Please find below a list of talks offered by Museum Educator Derrick Pratt.
To schedule a talk please contact Derrick at email@example.com. The Erie Canal Museum is happy to offer Educator Talks by Zoom or Facebook Live, in addition to in person engagements.
Basics of the Erie Canal
Why did they build the Erie Canal? How did they build it? What did they do with it once it was built? Where is it now? All these questions and more will be answered in this crash course on “Clinton’s Ditch.”
The Conception of the Erie Canal
While the Erie Canal took only 8 years to dig, getting to the point where people could start digging was a nearly 100 year long process. This talk looks at the early efforts to harness New York’s interior waterways and the political wrangling that almost kept the “Eighth Wonder of the World” from happening.
The Center of It All: Baseball on the Erie Canal
Discover the Erie Canal’s many connections to the earliest days of professional baseball, told through the stories of some of the game’s biggest stars and others long forgotten.
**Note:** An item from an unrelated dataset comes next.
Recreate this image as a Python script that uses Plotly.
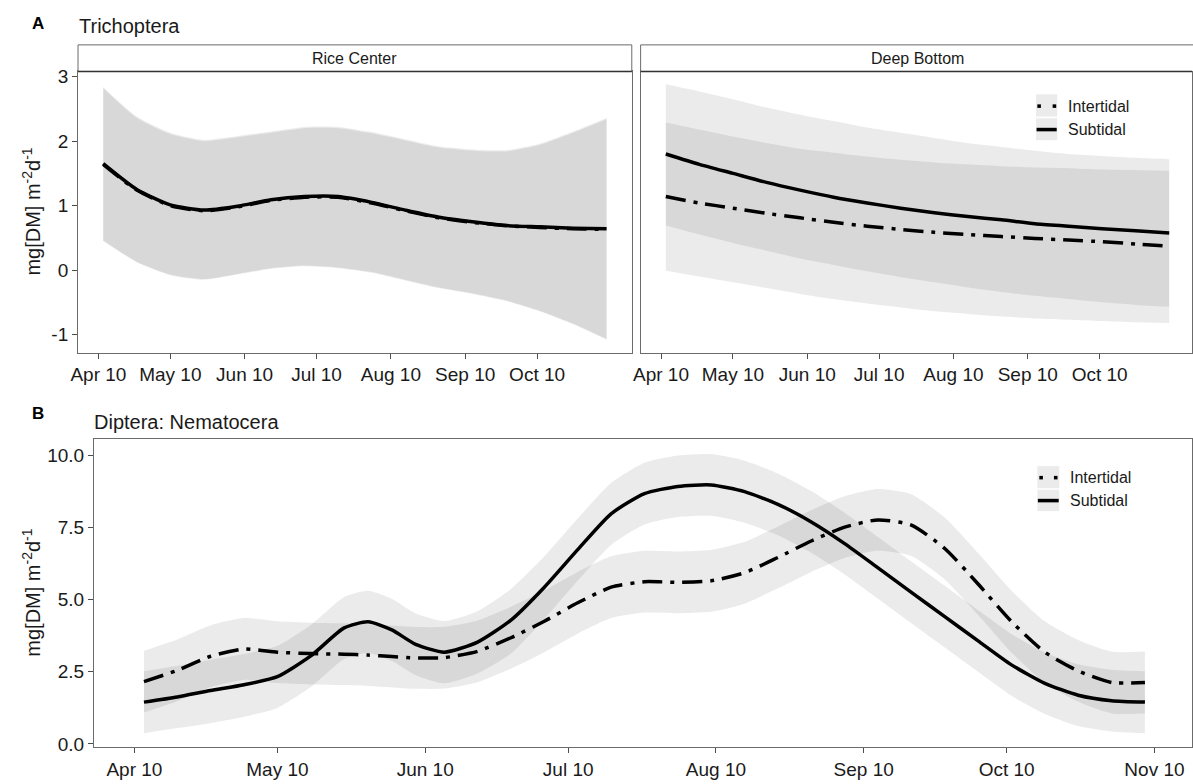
import plotly.graph_objects as go
from datetime import datetime, timedelta

# ---------------- data ----------------
top_dates = ["2021-04-12", "2021-04-26", "2021-05-10", "2021-05-24", "2021-06-07", "2021-06-21",
             "2021-07-05", "2021-07-19", "2021-08-02", "2021-08-16", "2021-08-30", "2021-09-13",
             "2021-09-27", "2021-10-11", "2021-10-25", "2021-11-08"]

# Rice Center
rc_sub = [1.65, 1.25, 1.01, 0.93, 0.99, 1.09, 1.14, 1.14, 1.05, 0.93, 0.82, 0.75, 0.69, 0.67, 0.65, 0.64]
rc_int = [1.64, 1.24, 1.00, 0.92, 0.98, 1.08, 1.13, 1.13, 1.04, 0.92, 0.81, 0.74, 0.69, 0.66, 0.64, 0.63]
rc_sub_hi = [2.84, 2.38, 2.13, 2.02, 2.08, 2.15, 2.22, 2.22, 2.14, 2.03, 1.92, 1.87, 1.86, 1.96, 2.15, 2.36]
rc_sub_lo = [0.45, 0.12, -0.08, -0.15, -0.07, 0.02, 0.06, 0.03, -0.04, -0.16, -0.28, -0.37, -0.48, -0.64, -0.84, -1.08]
rc_int_hi = [2.82, 2.36, 2.11, 2.00, 2.06, 2.13, 2.20, 2.20, 2.12, 2.01, 1.90, 1.85, 1.84, 1.94, 2.13, 2.34]
rc_int_lo = [0.46, 0.13, -0.07, -0.14, -0.06, 0.03, 0.07, 0.04, -0.03, -0.15, -0.27, -0.36, -0.47, -0.63, -0.83, -1.07]

# Deep Bottom
db_sub = [1.80, 1.64, 1.50, 1.36, 1.24, 1.13, 1.04, 0.96, 0.89, 0.83, 0.78, 0.72, 0.68, 0.64, 0.61, 0.575]
db_int = [1.14, 1.04, 0.96, 0.88, 0.81, 0.74, 0.68, 0.63, 0.585, 0.55, 0.52, 0.49, 0.465, 0.44, 0.405, 0.37]
db_sub_hi = [2.88, 2.77, 2.65, 2.52, 2.41, 2.31, 2.21, 2.13, 2.05, 1.97, 1.91, 1.85, 1.80, 1.77, 1.74, 1.72]
db_sub_lo = [0.69, 0.55, 0.42, 0.30, 0.18, 0.08, -0.02, -0.11, -0.19, -0.27, -0.34, -0.40, -0.45, -0.50, -0.54, -0.57]
db_int_hi = [2.29, 2.18, 2.07, 1.97, 1.88, 1.82, 1.76, 1.71, 1.67, 1.64, 1.61, 1.59, 1.58, 1.56, 1.55, 1.54]
db_int_lo = [-0.01, -0.10, -0.19, -0.28, -0.37, -0.45, -0.52, -0.58, -0.64, -0.68, -0.72, -0.75, -0.77, -0.79, -0.81, -0.82]

bot_dates = ["2021-04-12", "2021-04-19", "2021-04-26", "2021-05-03", "2021-05-10", "2021-05-17",
             "2021-05-24", "2021-05-29", "2021-06-03", "2021-06-08", "2021-06-14", "2021-06-21",
             "2021-06-28", "2021-07-05", "2021-07-12", "2021-07-19", "2021-07-26", "2021-08-02",
             "2021-08-09", "2021-08-16", "2021-08-23", "2021-08-30", "2021-09-06", "2021-09-13",
             "2021-09-20", "2021-09-27", "2021-10-04", "2021-10-11", "2021-10-18", "2021-10-25",
             "2021-11-01", "2021-11-08"]

dn_sub = [1.45, 1.63, 1.85, 2.05, 2.33, 3.05, 4.02, 4.23, 3.95, 3.45, 3.18, 3.53, 4.29, 5.43, 6.73, 7.97,
          8.67, 8.92, 8.97, 8.74, 8.30, 7.69, 6.94, 6.10, 5.25, 4.41, 3.57, 2.74, 2.10, 1.69, 1.50, 1.45]
dn_sub_hi = [2.52, 2.71, 2.92, 3.12, 3.40, 4.12, 5.09, 5.31, 5.03, 4.52, 4.26, 4.60, 5.37, 6.50, 7.81, 9.04,
             9.74, 9.99, 10.04, 9.81, 9.37, 8.76, 8.01, 7.17, 6.32, 5.48, 4.64, 3.81, 3.17, 2.76, 2.57, 2.52]
dn_sub_lo = [0.37, 0.55, 0.72, 0.94, 1.25, 1.97, 2.94, 3.15, 2.87, 2.38, 2.10, 2.44, 3.13, 4.33, 5.65, 6.89,
             7.60, 7.86, 7.90, 7.66, 7.23, 6.62, 5.87, 5.03, 4.18, 3.34, 2.50, 1.67, 1.04, 0.62, 0.43, 0.37]
dn_int = [2.16, 2.55, 3.04, 3.29, 3.18, 3.13, 3.11, 3.08, 3.03, 2.98, 2.99, 3.21, 3.68, 4.25, 4.89, 5.43,
          5.62, 5.60, 5.65, 5.93, 6.46, 7.03, 7.51, 7.76, 7.58, 6.77, 5.54, 4.24, 3.18, 2.53, 2.13, 2.13]
dn_int_hi = [3.23, 3.62, 4.11, 4.36, 4.25, 4.20, 4.18, 4.15, 4.10, 4.05, 4.06, 4.28, 4.75, 5.32, 5.96, 6.50,
             6.69, 6.67, 6.72, 7.00, 7.53, 8.10, 8.58, 8.83, 8.65, 7.84, 6.61, 5.31, 4.25, 3.60, 3.20, 3.20]
dn_int_lo = [1.09, 1.48, 1.97, 2.22, 2.11, 2.06, 2.04, 2.01, 1.96, 1.91, 1.92, 2.14, 2.61, 3.18, 3.82, 4.36,
             4.55, 4.53, 4.58, 4.86, 5.39, 5.96, 6.44, 6.69, 6.51, 5.70, 4.47, 3.17, 2.11, 1.46, 1.06, 1.06]

top_tickvals = ["2021-04-10", "2021-05-10", "2021-06-10", "2021-07-10", "2021-08-10", "2021-09-10", "2021-10-10"]
top_ticktext = ["Apr 10", "May 10", "Jun 10", "Jul 10", "Aug 10", "Sep 10", "Oct 10"]
bot_tickvals = top_tickvals + ["2021-11-10"]
bot_ticktext = top_ticktext + ["Nov 10"]
top_yvals = [-1, 0, 1, 2, 3]
top_ytext = ["-1", "0", "1", "2", "3"]
bot_yvals = [0, 2.5, 5, 7.5, 10]
bot_ytext = ["0.0", "2.5", "5.0", "7.5", "10.0"]

series_names = ["Intertidal", "Subtidal"]
facet_names = ["Rice Center", "Deep Bottom"]

# ---------------- layout helpers ----------------
W, H = 1193, 784
FONT = "Liberation Sans, Arial, Helvetica, sans-serif"
TXT = "#1a1a1a"
BAND = "rgba(0,0,0,0.08)"
BORDER = "#6b6b6b"

def fx(px):
    return px / W

def fy(py):
    return 1 - py / H

start = datetime(2021, 4, 1, 12)
top_scale = (629.0 - 71.5) / 231.0      # px per day
bot_scale = (1196.0 - 87.5) / 231.0

fig = go.Figure()


def add_band(x, lo, hi, xa, ya):
    fig.add_trace(go.Scatter(x=x, y=lo, mode="lines", line=dict(width=0, shape="spline", smoothing=0.6),
                             hoverinfo="skip", showlegend=False, xaxis=xa, yaxis=ya))
    fig.add_trace(go.Scatter(x=x, y=hi, mode="lines", line=dict(width=0, shape="spline", smoothing=0.6),
                             fill="tonexty", fillcolor=BAND, hoverinfo="skip", showlegend=False,
                             xaxis=xa, yaxis=ya))


def add_line(x, y, dash, xa, ya, name):
    fig.add_trace(go.Scatter(x=x, y=y, mode="lines", name=name,
                             line=dict(color="black", width=3.5, dash=dash, shape="spline", smoothing=0.6),
                             showlegend=False, xaxis=xa, yaxis=ya))

DASHDOT = "20px,8px,4px,8px"

# panel A left
add_band(top_dates, rc_sub_lo, rc_sub_hi, "x", "y")
add_band(top_dates, rc_int_lo, rc_int_hi, "x", "y")
add_line(top_dates, rc_int, DASHDOT, "x", "y", series_names[0])
add_line(top_dates, rc_sub, "solid", "x", "y", series_names[1])
# panel A right
add_band(top_dates, db_sub_lo, db_sub_hi, "x2", "y2")
add_band(top_dates, db_int_lo, db_int_hi, "x2", "y2")
add_line(top_dates, db_int, DASHDOT, "x2", "y2", series_names[0])
add_line(top_dates, db_sub, "solid", "x2", "y2", series_names[1])
# panel B
add_band(bot_dates, dn_sub_lo, dn_sub_hi, "x3", "y3")
add_band(bot_dates, dn_int_lo, dn_int_hi, "x3", "y3")
add_line(bot_dates, dn_int, DASHDOT, "x3", "y3", series_names[0])
add_line(bot_dates, dn_sub, "solid", "x3", "y3", series_names[1])

common_x = dict(type="date", showgrid=False, zeroline=False, ticks="outside", ticklen=5,
                tickcolor="#4d4d4d", tickwidth=1, showline=True, linecolor=BORDER, linewidth=1,
                mirror=True, tickfont=dict(family=FONT, size=19, color=TXT))
common_y = dict(showgrid=False, zeroline=False, ticks="outside", ticklen=5, tickcolor="#4d4d4d",
                tickwidth=1, showline=True, linecolor=BORDER, linewidth=1, mirror=True,
                tickfont=dict(family=FONT, size=19, color=TXT))

x1_dom = [fx(71.5), fx(629.0)]
x2_dom = [fx(637.9), 1.0]
x3_dom = [fx(87.5), 1.0]
ytop_dom = [fy(353.0), fy(67.5)]
ybot_dom = [fy(754.0), fy(440.5)]

r1 = [start, start + timedelta(days=231)]
r2 = [start, start + timedelta(days=(W - 637.9) / top_scale)]
r3 = [start, start + timedelta(days=(W - 87.5) / bot_scale)]

fig.update_layout(
    width=W, height=H, margin=dict(l=0, r=0, t=0, b=0),
    paper_bgcolor="white", plot_bgcolor="white", showlegend=False,
    font=dict(family=FONT, color=TXT),
    xaxis=dict(common_x, domain=x1_dom, range=r1, tickvals=top_tickvals, ticktext=top_ticktext, anchor="y"),
    yaxis=dict(common_y, domain=ytop_dom, range=[-1.28, 3.08], tickvals=top_yvals, ticktext=top_ytext, anchor="x"),
    xaxis2=dict(common_x, domain=x2_dom, range=r2, tickvals=top_tickvals, ticktext=top_ticktext, anchor="y2"),
    yaxis2=dict(common_y, domain=ytop_dom, range=[-1.28, 3.08], showticklabels=False, ticks="", anchor="x2"),
    xaxis3=dict(common_x, domain=x3_dom, range=r3, tickvals=bot_tickvals, ticktext=bot_ticktext, anchor="y3"),
    yaxis3=dict(common_y, domain=ybot_dom, range=[-0.12, 10.57], tickvals=bot_yvals, ticktext=bot_ytext, anchor="x3"),
)

shapes = []
annotations = []

# facet strips
for (x0, x1), label in zip([(71.5, 629.0), (637.9, W + 2)], facet_names):
    shapes.append(dict(type="rect", xref="paper", yref="paper", x0=fx(x0), x1=fx(x1), y0=fy(67.5), y1=fy(40.5),
                       line=dict(color=BORDER, width=1), fillcolor="white", layer="above"))
    annotations.append(dict(xref="paper", yref="paper", x=fx((x0 + min(x1, 1195.4)) / 2), y=fy(54), text=label,
                            showarrow=False, font=dict(family=FONT, size=16, color=TXT),
                            xanchor="center", yanchor="middle"))
# strip bottom darker line
shapes.append(dict(type="line", xref="paper", yref="paper", x0=fx(71.5), x1=fx(629.0), y0=fy(67.5), y1=fy(67.5),
                   line=dict(color="#333333", width=1.5), layer="above"))
shapes.append(dict(type="line", xref="paper", yref="paper", x0=fx(637.9), x1=1.0, y0=fy(67.5), y1=fy(67.5),
                   line=dict(color="#333333", width=1.5), layer="above"))

# manual legends
def legend(kx0, kx1, ky0, ky1, ky2, ky3, tx, ty1, ty2, dots):
    for a, b in [(ky0, ky1), (ky2, ky3)]:
        shapes.append(dict(type="rect", xref="paper", yref="paper", x0=fx(kx0), x1=fx(kx1), y0=fy(b), y1=fy(a),
                           line=dict(width=0), fillcolor="#ebebeb", layer="above"))
    for d0, d1 in dots:
        shapes.append(dict(type="rect", xref="paper", yref="paper", x0=fx(d0), x1=fx(d1),
                           y0=fy(ty1 + 1.8), y1=fy(ty1 - 1.8), line=dict(width=0), fillcolor="black", layer="above"))
    shapes.append(dict(type="rect", xref="paper", yref="paper", x0=fx(kx0 + 0.5), x1=fx(kx1 - 0.5),
                       y0=fy(ty2 + 1.8), y1=fy(ty2 - 1.8), line=dict(width=0), fillcolor="black", layer="above"))
    for t, ty in zip(series_names, [ty1, ty2]):
        annotations.append(dict(xref="paper", yref="paper", x=fx(tx), y=fy(ty), text=t, showarrow=False,
                                xanchor="left", yanchor="middle", font=dict(family=FONT, size=16, color=TXT)))

legend(1036.0, 1057.3, 90.7, 113.3, 115.0, 137.3, 1066.0, 102.7, 126.5,
       [(1037.3, 1040.9), (1052.7, 1056.3)])
legend(1037.3, 1059.3, 468.3, 490.7, 492.3, 514.0, 1068.5, 480.0, 503.3,
       [(1039.3, 1042.9), (1054.0, 1057.6)])

# panel titles
annotations += [
    dict(xref="paper", yref="paper", x=fx(23), y=fy(19), text="<b>A</b>", showarrow=False,
         xanchor="left", yanchor="middle", font=dict(family=FONT, size=17, color="black")),
    dict(xref="paper", yref="paper", x=fx(70.5), y=fy(21.5), text="Trichoptera", showarrow=False,
         xanchor="left", yanchor="middle", font=dict(family=FONT, size=20, color=TXT)),
    dict(xref="paper", yref="paper", x=fx(23), y=fy(415), text="<b>B</b>", showarrow=False,
         xanchor="left", yanchor="middle", font=dict(family=FONT, size=17, color="black")),
    dict(xref="paper", yref="paper", x=fx(86), y=fy(423), text="Diptera: Nematocera", showarrow=False,
         xanchor="left", yanchor="middle", font=dict(family=FONT, size=20, color=TXT)),
]
ytitle = "mg[DM] m<sup>-2</sup>d<sup>-1</sup>"
for cy in [210.0, 597.0]:
    annotations.append(dict(xref="paper", yref="paper", x=fx(25), y=fy(cy), text=ytitle, showarrow=False,
                            textangle=-90, xanchor="center", yanchor="middle",
                            font=dict(family=FONT, size=20, color=TXT)))

fig.update_layout(shapes=shapes, annotations=annotations)
fig.write_html("out.html")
Erie Canal Industries in Chittenango
The banks of the Erie Canal teamed with industries in the nineteenth and early twentieth century, from the largest cities to the smallest hamlets. One such place that was transformed by the Erie’s water was Chittenango, New York, a landlocked town that became a bustling port in the canal’s heyday. Learn more about the remains of the great factories and industrial sites that can still be seen today.
The Transportation Revolution: 1815-1860
An examination of George Rogers Taylor’s landmark 1951 book The Transportation Revolution and the theories it laid forth about the transformative role changes in transportation technology has on the United States.
Oliver Wendell Petrie: Erie Canal Cook
Oliver Wendell Petrie, a native of Oswego, NY, served for 3 years as a cook on board an oil tanker moving along the modern Barge Canal. The Oliver Wendell Petrie collection at the Erie Canal Museum, consisting of many documents from Oliver’s time on the canals, including his recipe book, provides a unique look into the New York State Barge Canal and the late 1930s in general.
Kids on the Erie Canal
What kind of lives did kids growing up on the Erie Canal lead? Many families owned canal boats and made their living on the Erie Canal. Everyone in the family had a job to do, including the children. Other children who were involved with the Canal in some way were orphans or had been abandoned. What was life like for these youngsters?
Buffalo vs. Black Rock: The Search for the Erie Canal’s Western Terminus
Today we take for granted that Buffalo was the western end of the Erie Canal, but during the Erie Canal’s planning, that wasn’t so clear. Examine the debate that raged for years which almost made Black Rock, not Buffalo, New York’s Queen City.
There’s No Place Like Home: Syracuse’s Weighlock Building
New York State once operated seven weighlocks on its extensive canal system in order to assess tolls and keep those canals functioning. Today, however, only one is still standing: Syracuse’s. Find out more about this fascinating building that now houses the Erie Canal Museum.
Pathway of Resistance: The Erie Canal and the Underground Railroad
This constantly evolving talk examines the experience of African-Americans along the Erie Canal Corridor, with a particular focus on the struggle for abolition. While parts of this story are unpleasant, slavery, racism, and resistance are critical to understanding our society today.
The Life and Times of DeWitt Clinton
From Clinton’s early life to his career in New York State politics, as well as the strong social and economic forces that fostered the idea of a man-made waterway throughout the Upstate New York frontier more than 200 years ago.
A City Yet
Learn how Syracuse emerged from a swampy crossroads community of 250 people to one of the crown jewels of the Erie Canal Corridor, in large part thanks to this transportation marvel.
About Derrick Pratt
Derrick Pratt is the Museum Educator and Interim Curator at the Erie Canal Museum in Syracuse, NY. A native of Chittenango, NY, Derrick received a B.A in Social Studies Education from SUNY Cortland and a M.A. in Museum Studies from Syracuse University. Prior to his job at the Erie Canal Museum, Derrick served as Director of Programs at Chittenango Landing Canal Boat Museum for 3 years.